Bottleneck Transformers for Visual Recognition
The paper "Bottleneck Transformers for Visual Recognition" by Aravind Srinivas, Tsung-Yi Lin, Niki Parmar, Jonathon Shlens, Pieter Abbeel, and Ashish Vaswani introduces BoTNet, a novel backbone architecture that applies self-attention mechanisms within the context of traditional convolutional neural networks (CNNs). This hybrid approach notably improves performance on a variety of computer vision tasks, including image classification, object detection, and instance segmentation.
Architecture and Methodology
BoTNet extends the ResNet backbone by integrating self-attention layers to capture long-range dependencies more effectively than traditional convolutions, which are typically adept only at local feature aggregation. This is achieved by replacing the spatial convolutions in the last three bottleneck blocks of ResNet with Multi-Head Self-Attention (MHSA) layers, forming what are termed Bottleneck Transformer (BoT) blocks. The architectural change is subtle but decisive, transforming the final ResNet stages into Transformer-like operations.
Self-attention is naturally aligned with objectives in vision tasks needing global context understanding, similar to its role in NLP applications. Unlike pure convolution-based architectures that necessitate multiple stacked layers to simulate global context, BoTNet explicitly introduces the ability for immediate global feature consideration via self-attention.
Experimental Results
Critically, BoTNet records significant improvements in performance on the COCO Instance Segmentation benchmark, achieving 44.4% Mask AP and 49.7% Box AP – outperforming previous best results set by ResNeSt models without requiring hyperparameter modifications or extensive additional training time. This was achieved using the Mask R-CNN framework.
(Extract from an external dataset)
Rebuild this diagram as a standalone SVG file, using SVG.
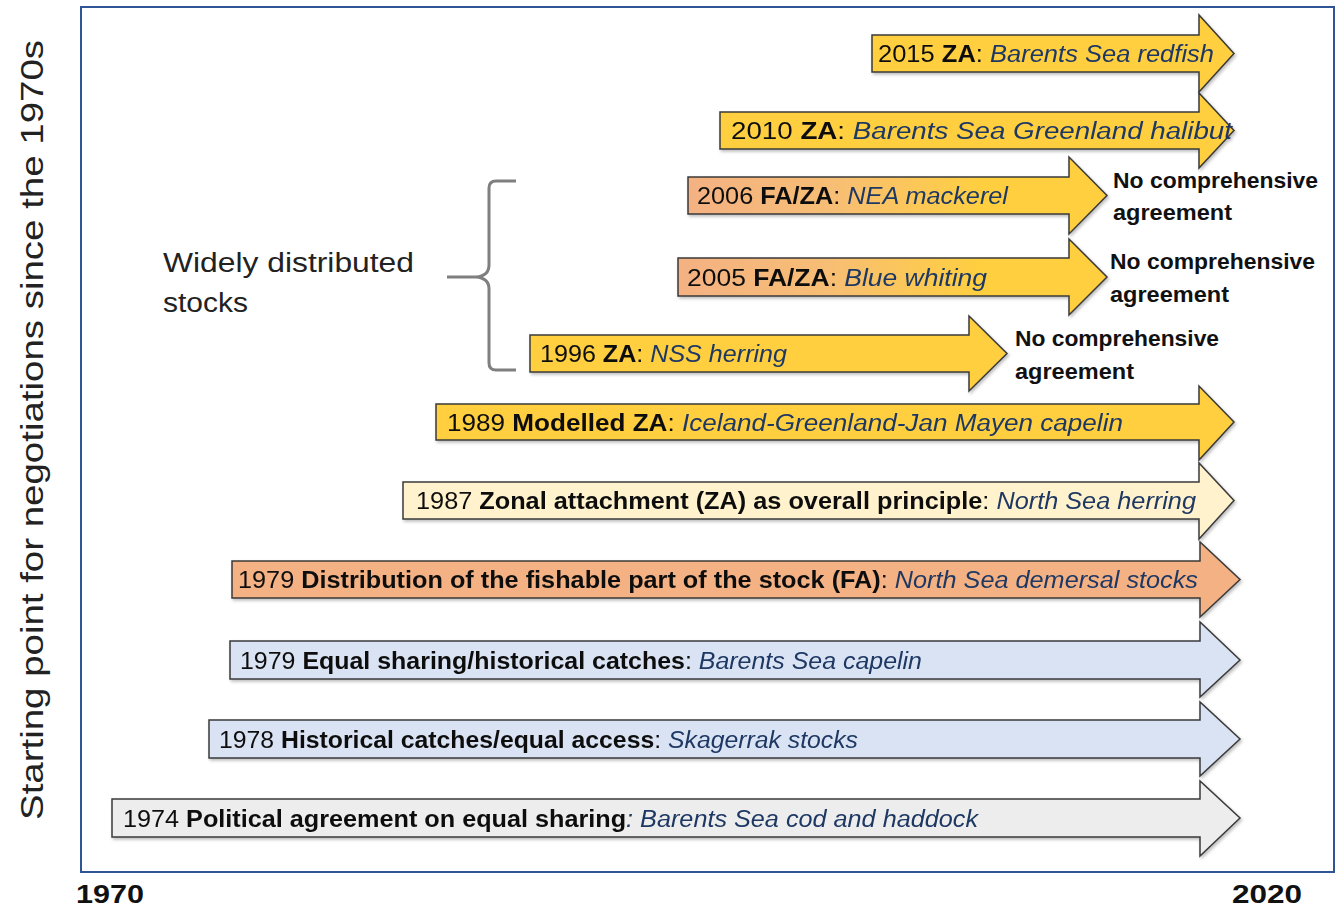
<svg xmlns="http://www.w3.org/2000/svg" width="1338" height="908" viewBox="0 0 1338 908">
<style>
.lbl{font-family:"Liberation Sans",Arial,sans-serif;font-size:23px;fill:#111}
.b{font-weight:bold}
.sp{font-style:italic;fill:#1F3864}
.arr{stroke:#3a3a3a;stroke-width:1.5;stroke-linejoin:miter}
.y{fill:#FFCF40}.c{fill:#FFF2CC}.o{fill:#F4B183}.bl{fill:#DAE3F3}.g{fill:#EDEDED}
.nca{font-family:"Liberation Sans",Arial,sans-serif;font-size:22px;font-weight:bold;fill:#111}
.ax{font-family:"Liberation Sans",Arial,sans-serif;font-size:25px;font-weight:bold;fill:#111}
</style>
<defs>
<linearGradient id="oy" x1="0" y1="0" x2="1" y2="0">
<stop offset="0" stop-color="#F4B183"/>
<stop offset="0.35" stop-color="#F7BE74"/>
<stop offset="0.7" stop-color="#FFCF40"/>
<stop offset="1" stop-color="#FFCF40"/>
</linearGradient>
<filter id="sh" x="-5%" y="-20%" width="110%" height="140%">
<feDropShadow dx="1.5" dy="2" stdDeviation="1.5" flood-color="#000" flood-opacity="0.25"/>
</filter>
</defs>
<rect x="0" y="0" width="1338" height="908" fill="#fff"/>
<rect id="frame" x="81" y="7" width="1253" height="865" fill="none" stroke="#2F5597" stroke-width="2"/>
<text id="ylabel" transform="translate(43,430) rotate(-90)" text-anchor="middle" style="font-family:'Liberation Sans',Arial,sans-serif;font-size:32px;fill:#222" textLength="780" lengthAdjust="spacingAndGlyphs">Starting point for negotiations since the 1970s</text>
<text id="x1970" class="ax" x="76" y="903" textLength="68" lengthAdjust="spacingAndGlyphs">1970</text>
<text id="x2020" class="ax" x="1232" y="903" textLength="70" lengthAdjust="spacingAndGlyphs">2020</text>

<g id="n2015" filter="url(#sh)">
<path class="arr y" d="M872 35H1199V15L1234 53.5L1199 92V72H872Z"/>
<text class="lbl" x="878" y="62" textLength="336" lengthAdjust="spacingAndGlyphs">2015 <tspan class="b">ZA</tspan>: <tspan class="sp">Barents Sea redfish</tspan></text>
</g>
<g id="n2010" filter="url(#sh)">
<path class="arr y" d="M720 112H1199V93L1234 130.5L1199 168V149H720Z"/>
<text class="lbl" x="731" y="139" textLength="501" lengthAdjust="spacingAndGlyphs">2010 <tspan class="b">ZA</tspan>: <tspan class="sp">Barents Sea Greenland halibut</tspan></text>
</g>
<g id="n2006" filter="url(#sh)">
<path class="arr" fill="url(#oy)" d="M688 177H1069V157L1107 195.5L1069 234V214H688Z"/>
<text class="lbl" x="697" y="204" textLength="311" lengthAdjust="spacingAndGlyphs">2006 <tspan class="b">FA/ZA</tspan>: <tspan class="sp">NEA mackerel</tspan></text>
</g>
<g id="n2005" filter="url(#sh)">
<path class="arr" fill="url(#oy)" d="M678 258H1069V239L1107 277L1069 315V296H678Z"/>
<text class="lbl" x="687" y="286" textLength="300" lengthAdjust="spacingAndGlyphs">2005 <tspan class="b">FA/ZA</tspan>: <tspan class="sp">Blue whiting</tspan></text>
</g>
<g id="n1996" filter="url(#sh)">
<path class="arr y" d="M530 335H969V316L1007 353.5L969 391V372H530Z"/>
<text class="lbl" x="540" y="362" textLength="247" lengthAdjust="spacingAndGlyphs">1996 <tspan class="b">ZA</tspan>: <tspan class="sp">NSS herring</tspan></text>
</g>
<g id="n1989" filter="url(#sh)">
<path class="arr y" d="M436 404H1199V386L1234 422L1199 460V440H436Z"/>
<text class="lbl" x="447" y="431" textLength="676" lengthAdjust="spacingAndGlyphs">1989 <tspan class="b">Modelled ZA</tspan>: <tspan class="sp">Iceland-Greenland-Jan Mayen capelin</tspan></text>
</g>
<g id="n1987" filter="url(#sh)">
<path class="arr c" d="M403 482H1199V463L1234 500.5L1199 539V519H403Z"/>
<text class="lbl" x="416" y="509" textLength="780" lengthAdjust="spacingAndGlyphs">1987 <tspan class="b">Zonal attachment (ZA) as overall principle</tspan>: <tspan class="sp">North Sea herring</tspan></text>
</g>
<g id="n1979fa" filter="url(#sh)">
<path class="arr o" d="M232 561H1200V542L1240 579.5L1200 617V598H232Z"/>
<text class="lbl" x="238" y="588" textLength="960" lengthAdjust="spacingAndGlyphs">1979 <tspan class="b">Distribution of the fishable part of the stock (FA)</tspan>: <tspan class="sp">North Sea demersal stocks</tspan></text>
</g>
<g id="n1979eq" filter="url(#sh)">
<path class="arr bl" d="M230 641H1200V622L1240 660L1200 697V679H230Z"/>
<text class="lbl" x="240" y="669" textLength="682" lengthAdjust="spacingAndGlyphs">1979 <tspan class="b">Equal sharing/historical catches</tspan>: <tspan class="sp">Barents Sea capelin</tspan></text>
</g>
<g id="n1978" filter="url(#sh)">
<path class="arr bl" d="M209 720H1200V702L1240 739L1200 776V758H209Z"/>
<text class="lbl" x="219" y="748" textLength="639" lengthAdjust="spacingAndGlyphs">1978 <tspan class="b">Historical catches/equal access</tspan>: <tspan class="sp">Skagerrak stocks</tspan></text>
</g>
<g id="n1974" filter="url(#sh)">
<path class="arr g" d="M112 799H1200V781L1240 818L1200 856V837H112Z"/>
<text class="lbl" x="123" y="827" textLength="855" lengthAdjust="spacingAndGlyphs">1974 <tspan class="b">Political agreement on equal sharing</tspan><tspan class="sp">: Barents Sea cod and haddock</tspan></text>
</g>

<g id="nca1">
<text class="nca" x="1113" y="188" textLength="205" lengthAdjust="spacingAndGlyphs">No comprehensive</text>
<text class="nca" x="1113" y="220" textLength="119" lengthAdjust="spacingAndGlyphs">agreement</text>
</g>
<g id="nca2">
<text class="nca" x="1110" y="269" textLength="205" lengthAdjust="spacingAndGlyphs">No comprehensive</text>
<text class="nca" x="1110" y="302" textLength="119" lengthAdjust="spacingAndGlyphs">agreement</text>
</g>
<g id="nca3">
<text class="nca" x="1015" y="346" textLength="204" lengthAdjust="spacingAndGlyphs">No comprehensive</text>
<text class="nca" x="1015" y="379" textLength="119" lengthAdjust="spacingAndGlyphs">agreement</text>
</g>

<g id="wds">
<text x="163" y="272" style="font-family:'Liberation Sans',Arial,sans-serif;font-size:27px;fill:#222" textLength="251" lengthAdjust="spacingAndGlyphs">Widely distributed</text>
<text x="163" y="312" style="font-family:'Liberation Sans',Arial,sans-serif;font-size:27px;fill:#222" textLength="85" lengthAdjust="spacingAndGlyphs">stocks</text>
</g>
<g id="connectors">
<path d="M516 181H496Q489 181 489 188V265Q489 276 476 277H447M476 277Q489 278 489 289V363Q489 370 496 370H516" fill="none" stroke="#7F7F7F" stroke-width="3"/>
</g>
</svg>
In image classification tasks on the ImageNet benchmark, BoTNet variants also demonstrated robust performance. BoTNet models achieved up to 84.7% top-1 accuracy, notably being up to 1.64x more efficient in compute time on TPU-v3 hardware compared to EfficientNet counterparts. Detailed ablations confirmed the advantage held by BoTNet across different training schedules and data augmentation strategies, emphasizing its adaptability and efficiency.
Theoretical Implications
The BoTNet design blurs the lines between pure convolutional and pure self-attention based models, providing a compelling example of hybrid architectures' potential. This architectural merger offers insights into how future vision models might evolve to combine the strengths of both methodologies. The effective aggregation of global context through self-attention, paired with the local feature extrapolation by convolutions, leads to a synergistic enhancement in model capacity and accuracy without exorbitant increases in computational costs or model parameters.
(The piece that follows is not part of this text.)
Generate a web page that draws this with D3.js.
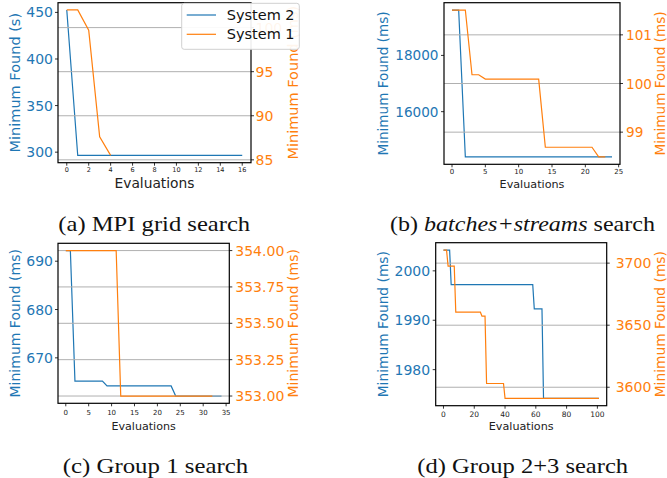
<!DOCTYPE html>
<html>
<head>
<meta charset="utf-8">
<script src="https://cdn.jsdelivr.net/npm/d3@7"></script>
<style>
  body { margin: 0; background: #fff; }
  svg { display: block; }
  text { font-family: "DejaVu Sans", sans-serif; }
  .cap { font-family: "Liberation Serif", "Times New Roman", serif; }
</style>
</head>
<body>
<div id="chart"></div>
<script>
// --- data (value per evaluation, index = evaluation number) ---
const mpiSys2 = [452.6, 296.5, 296.5, 296.5, 296.5, 296.5, 296.5, 296.5, 296.5,
  296.5, 296.5, 296.5, 296.5, 296.5, 296.5, 296.5, 296.5];
const mpiSys1 = [102.0, 102.0, 99.7, 87.6, 85.5];

const bsSys2 = [19613, 19613, 14390, 14390, 14390, 14390, 14390, 14390, 14390, 14390,
  14390, 14390, 14390, 14390, 14390, 14390, 14390, 14390, 14390, 14390,
  14390, 14390, 14390, 14390, 14390];
const bsSys1 = [101.51, 101.51, 101.51, 100.18, 100.18, 100.09, 100.09, 100.09, 100.09, 100.09,
  100.09, 100.09, 100.09, 100.09, 98.69, 98.69, 98.69, 98.69, 98.69, 98.69,
  98.69, 98.69, 98.49, 98.49];

const g1Sys2 = [692.2, 692.2, 665.2, 665.2, 665.2, 665.2, 665.2, 665.2, 665.2, 664.2,
  664.2, 664.2, 664.2, 664.2, 664.2, 664.2, 664.2, 664.2, 664.2, 664.2,
  664.2, 664.2, 664.2, 664.2, 662.1, 662.1, 662.1, 662.1, 662.1, 662.1,
  662.1, 662.1, 662.1, 662.1, 662.1];
const g1Sys1 = [354, 354, 354, 354, 354, 354, 354, 354, 354, 354,
  354, 354, 353, 353, 353, 353, 353, 353, 353, 353,
  353, 353, 353, 353, 353, 353, 353, 353, 353, 353,
  353, 353, 353];

const g23Sys2 = [2004.2, 2004.2, 2004.2, 2004.2, 2004.2, 1997.2, 1997.2, 1997.2, 1997.2, 1997.2,
  1997.2, 1997.2, 1997.2, 1997.2, 1997.2, 1997.2, 1997.2, 1997.2, 1997.2, 1997.2,
  1997.2, 1997.2, 1997.2, 1997.2, 1997.2, 1997.2, 1997.2, 1997.2, 1997.2, 1997.2,
  1997.2, 1997.2, 1997.2, 1997.2, 1997.2, 1997.2, 1997.2, 1997.2, 1997.2, 1997.2,
  1997.2, 1997.2, 1997.2, 1997.2, 1997.2, 1997.2, 1997.2, 1997.2, 1997.2, 1997.2,
  1997.2, 1997.2, 1997.2, 1997.2, 1997.2, 1997.2, 1997.2, 1997.2, 1997.2, 1992.3,
  1992.3, 1992.3, 1992.3, 1992.3, 1992.3, 1974.2, 1974.2, 1974.2, 1974.2, 1974.2,
  1974.2, 1974.2, 1974.2, 1974.2, 1974.2, 1974.2, 1974.2, 1974.2, 1974.2, 1974.2,
  1974.2, 1974.2, 1974.2, 1974.2, 1974.2, 1974.2, 1974.2, 1974.2, 1974.2, 1974.2,
  1974.2, 1974.2, 1974.2, 1974.2, 1974.2, 1974.2, 1974.2, 1974.2, 1974.2, 1974.2,
  1974.2, 1974.2];
const g23Sys1 = [3710.5, 3710.5, 3710.5, 3697.6, 3697.6, 3697.6, 3697.6, 3697.6, 3660.5, 3660.5,
  3660.5, 3660.5, 3660.5, 3660.5, 3660.5, 3660.5, 3660.5, 3660.5, 3660.5, 3660.5,
  3660.5, 3660.5, 3660.5, 3660.5, 3660.5, 3657.3, 3657.3, 3657.3, 3603.0, 3603.0,
  3603.0, 3603.0, 3603.0, 3603.0, 3603.0, 3603.0, 3603.0, 3603.0, 3603.0, 3603.0,
  3591.1, 3591.1, 3591.1, 3591.1, 3591.1, 3591.1, 3591.1, 3591.1, 3591.1, 3591.1,
  3591.1, 3591.1, 3591.1, 3591.1, 3591.1, 3591.1, 3591.1, 3591.1, 3591.1, 3591.1,
  3591.1, 3591.1, 3591.1, 3591.1, 3591.1, 3591.1, 3591.1, 3591.1, 3591.1, 3591.1,
  3591.1, 3591.1, 3591.1, 3591.1, 3591.1, 3591.1, 3591.1, 3591.1, 3591.1, 3591.1,
  3591.1, 3591.1, 3591.1, 3591.1, 3591.1, 3591.1, 3591.1, 3591.1, 3591.1, 3591.1,
  3591.1, 3591.1, 3591.1, 3591.1, 3591.1, 3591.1, 3591.1, 3591.1, 3591.1, 3591.1,
  3591.1, 3591.1];

// --- tick labels ---
const mpiXTicks = [0, 2, 4, 6, 8, 10, 12, 14, 16];
const mpiLTicks = [300, 350, 400, 450];
const mpiRTicks = [85, 90, 95, 100];
const bsXTicks = [0, 5, 10, 15, 20, 25];
const bsLTicks = [16000, 18000];
const bsRTicks = [99, 100, 101];
const g1XTicks = [0, 5, 10, 15, 20, 25, 30, 35];
const g1LTicks = [670, 680, 690];
const g1RTicks = [353.00, 353.25, 353.50, 353.75, 354.00];
const g23XTicks = [0, 20, 40, 60, 80, 100];
const g23LTicks = [1980, 1990, 2000];
const g23RTicks = [3600, 3650, 3700];

const legendNames = ['System 2', 'System 1'];
const C2 = '#1f77b4', C1 = '#ff7f0e';

const W = 667, H = 478;
const svg = d3.select('#chart').append('svg')
  .attr('width', W).attr('height', H);
svg.append('rect').attr('width', W).attr('height', H).attr('fill', '#fff');

// matplotlib-like 5% padding around the data range
function padded(ext) {
  const m = (ext[1] - ext[0]) * 0.05;
  return [ext[0] - m, ext[1] + m];
}

function drawPanel(p) {
  const g = svg.append('g');
  const nX = Math.max(p.s2.length, p.s1.length) - 1;
  const x = d3.scaleLinear().domain(padded([0, nX])).range([p.x0, p.x1]);
  const yL = d3.scaleLinear().domain(padded(d3.extent(p.s2))).range([p.y1, p.y0]);
  const yR = d3.scaleLinear().domain(padded(d3.extent(p.s1))).range([p.y1, p.y0]);

  // blue series (left axis)
  g.append('path').datum(p.s2)
    .attr('fill', 'none').attr('stroke', C2).attr('stroke-width', 1.2)
    .attr('d', d3.line().x((d, i) => x(i)).y(d => yL(d)));

  // grid from right axis
  g.selectAll('line.grid').data(p.rT).join('line')
    .attr('class', 'grid')
    .attr('x1', p.x0).attr('x2', p.x1)
    .attr('y1', d => yR(d)).attr('y2', d => yR(d))
    .attr('stroke', '#b0b0b0').attr('stroke-width', 1);

  // orange series (right axis)
  g.append('path').datum(p.s1)
    .attr('fill', 'none').attr('stroke', C1).attr('stroke-width', 1.2)
    .attr('d', d3.line().x((d, i) => x(i)).y(d => yR(d)));

  // frame
  g.append('rect')
    .attr('x', p.x0).attr('y', p.y0)
    .attr('width', p.x1 - p.x0).attr('height', p.y1 - p.y0)
    .attr('fill', 'none').attr('stroke', '#000').attr('stroke-width', 1.2);

  const tk = 3;
  // x ticks
  g.selectAll('line.xt').data(p.xT).join('line')
    .attr('x1', d => x(d)).attr('x2', d => x(d))
    .attr('y1', p.y1).attr('y2', p.y1 + tk)
    .attr('stroke', '#000').attr('stroke-width', 0.8);
  g.selectAll('text.xt').data(p.xT).join('text')
    .attr('x', d => x(d)).attr('y', p.y1 + p.xTickDy)
    .attr('text-anchor', 'middle').attr('dominant-baseline', 'central')
    .attr('font-size', p.xTickFs).attr('fill', '#222')
    .text(d => d);
  g.append('text')
    .attr('x', (p.x0 + p.x1) / 2).attr('y', p.xLabY)
    .attr('text-anchor', 'middle').attr('dominant-baseline', 'central')
    .attr('font-size', p.xLabFs).attr('fill', '#222')
    .text('Evaluations');

  // left ticks
  g.selectAll('line.lt').data(p.lT).join('line')
    .attr('x1', p.x0 - tk).attr('x2', p.x0)
    .attr('y1', d => yL(d)).attr('y2', d => yL(d))
    .attr('stroke', '#000').attr('stroke-width', 0.8);
  g.selectAll('text.lt').data(p.lT).join('text')
    .attr('x', p.x0 - p.gapL).attr('y', d => yL(d))
    .attr('text-anchor', 'end').attr('dominant-baseline', 'central')
    .attr('font-size', p.yFs).attr('fill', C2)
    .text(d => d);

  // right ticks
  g.selectAll('line.rt').data(p.rT).join('line')
    .attr('x1', p.x1).attr('x2', p.x1 + tk)
    .attr('y1', d => yR(d)).attr('y2', d => yR(d))
    .attr('stroke', '#000').attr('stroke-width', 0.8);
  g.selectAll('text.rt').data(p.rT).join('text')
    .attr('x', p.x1 + p.gapR).attr('y', d => yR(d))
    .attr('text-anchor', 'start').attr('dominant-baseline', 'central')
    .attr('font-size', p.yFs).attr('fill', C1)
    .text(d => p.rFmt(d));

  // axis titles
  const yc = (p.y0 + p.y1) / 2;
  g.append('text')
    .attr('transform', `translate(${p.labL},${yc}) rotate(-90)`)
    .attr('text-anchor', 'middle').attr('dominant-baseline', 'central')
    .attr('font-size', p.yLabFs).attr('fill', C2)
    .text(p.unitL);
  g.append('text')
    .attr('transform', `translate(${p.labR},${yc}) rotate(-90)`)
    .attr('text-anchor', 'middle').attr('dominant-baseline', 'central')
    .attr('font-size', p.yLabFs).attr('fill', C1)
    .text('Minimum Found (ms)');
}

const intFmt = d3.format('d');

drawPanel({ s2: mpiSys2, s1: mpiSys1, xT: mpiXTicks, lT: mpiLTicks, rT: mpiRTicks,
  x0: 58, x1: 251, y0: 2.7, y1: 162.7, gapL: 5, gapR: 4.5,
  xTickDy: 7.5, xTickFs: 6.5, xLabY: 182.7, xLabFs: 13.8, yFs: 14, yLabFs: 14.5,
  labL: 15, labR: 292.7, unitL: 'Minimum Found (s)', rFmt: intFmt });

drawPanel({ s2: bsSys2, s1: bsSys1, xT: bsXTicks, lT: bsLTicks, rT: bsRTicks,
  x0: 444, x1: 620, y0: 2.7, y1: 164.3, gapL: 5.5, gapR: 6,
  xTickDy: 8, xTickFs: 7, xLabY: 184.3, xLabFs: 11.2, yFs: 13.6, yLabFs: 13.6,
  labL: 383.3, labR: 659.5, unitL: 'Minimum Found (ms)', rFmt: intFmt });

drawPanel({ s2: g1Sys2, s1: g1Sys1, xT: g1XTicks, lT: g1LTicks, rT: g1RTicks,
  x0: 58, x1: 229.3, y0: 243.3, y1: 403.3, gapL: 5, gapR: 6,
  xTickDy: 10, xTickFs: 7, xLabY: 426, xLabFs: 11.1, yFs: 14, yLabFs: 14,
  labL: 15, labR: 292.7, unitL: 'Minimum Found (ms)', rFmt: d3.format('.2f') });

drawPanel({ s2: g23Sys2, s1: g23Sys1, xT: g23XTicks, lT: g23LTicks, rT: g23RTicks,
  x0: 435.7, x1: 606.7, y0: 242.7, y1: 405.7, gapL: 5.5, gapR: 9,
  xTickDy: 8.5, xTickFs: 7.5, xLabY: 426, xLabFs: 11.2, yFs: 14, yLabFs: 13.8,
  labL: 383.3, labR: 659.5, unitL: 'Minimum Found (ms)', rFmt: intFmt });

// legend (panel a) — sits over the right axis labels, as in the original
const leg = svg.append('g');
leg.append('rect')
  .attr('x', 181.7).attr('y', 3.3).attr('width', 117.6).attr('height', 46)
  .attr('rx', 2.5).attr('fill', '#fff').attr('fill-opacity', 0.92)
  .attr('stroke', '#d0d0d0').attr('stroke-width', 1);
leg.selectAll('line').data(legendNames).join('line')
  .attr('x1', 186.7).attr('x2', 216)
  .attr('y1', (d, i) => 15 + i * 19.3).attr('y2', (d, i) => 15 + i * 19.3)
  .attr('stroke', (d, i) => i === 0 ? C2 : C1).attr('stroke-width', 1.2);
leg.selectAll('text').data(legendNames).join('text')
  .attr('x', 226.7).attr('y', (d, i) => 15 + i * 19.3)
  .attr('dominant-baseline', 'central').attr('font-size', 14.5).attr('fill', '#111')
  .text(d => d);

// sub-captions, stretched to the measured widths
const captions = [
  { parts: [['(a) MPI grid search', false]], x0: 58.3, w: 192, base: 231 },
  { parts: [['(b) ', false], ['batches+streams', true], [' search', false]], x0: 390, w: 265, base: 231 },
  { parts: [['(c) Group 1 search', false]], x0: 62.7, w: 185.6, base: 473.3 },
  { parts: [['(d) Group 2+3 search', false]], x0: 417.3, w: 211, base: 473.3 }
];
captions.forEach(c => {
  const t = svg.append('text').attr('class', 'cap')
    .attr('x', 0).attr('y', 0).attr('font-size', 20).attr('fill', '#111');
  c.parts.forEach(([s, it]) => {
    t.append('tspan').attr('font-style', it ? 'italic' : 'normal').text(s);
  });
  const w = t.node().getComputedTextLength();
  t.attr('transform', `translate(${c.x0},${c.base}) scale(${c.w / w},1)`);
});
</script>
</body>
</html>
Practical Implications and Future Directions
From a practical standpoint, BoTNet presents a highly versatile and performant architecture suitable for deployment in various scenarios demanding high efficiency and accuracy, such as autonomous driving, real-time object detection, and complex scene understanding. Its efficient handling of large-scale images also makes it a viable candidate for high-resolution vision tasks typically constrained by computational limits.
Future research may extend BoTNet's principles into other domains, such as self-supervised learning frameworks, expanding its utility. Integrating BoTNet with advanced multi-head self-attention mechanisms or exploring alternative global context modules, like lambda-layers, could further push the boundaries of achievable performance. Additionally, assessing BoTNet's scaling potential on significantly larger datasets and more diverse tasks, such as 3D shape prediction and keypoint detection, remains compelling.
In summary, BoTNet exemplifies a meaningful advancement in computer vision backbone architectures, setting a benchmark for future self-attention implementations in vision models by harnessing the complementarities of convolution and self-attention techniques.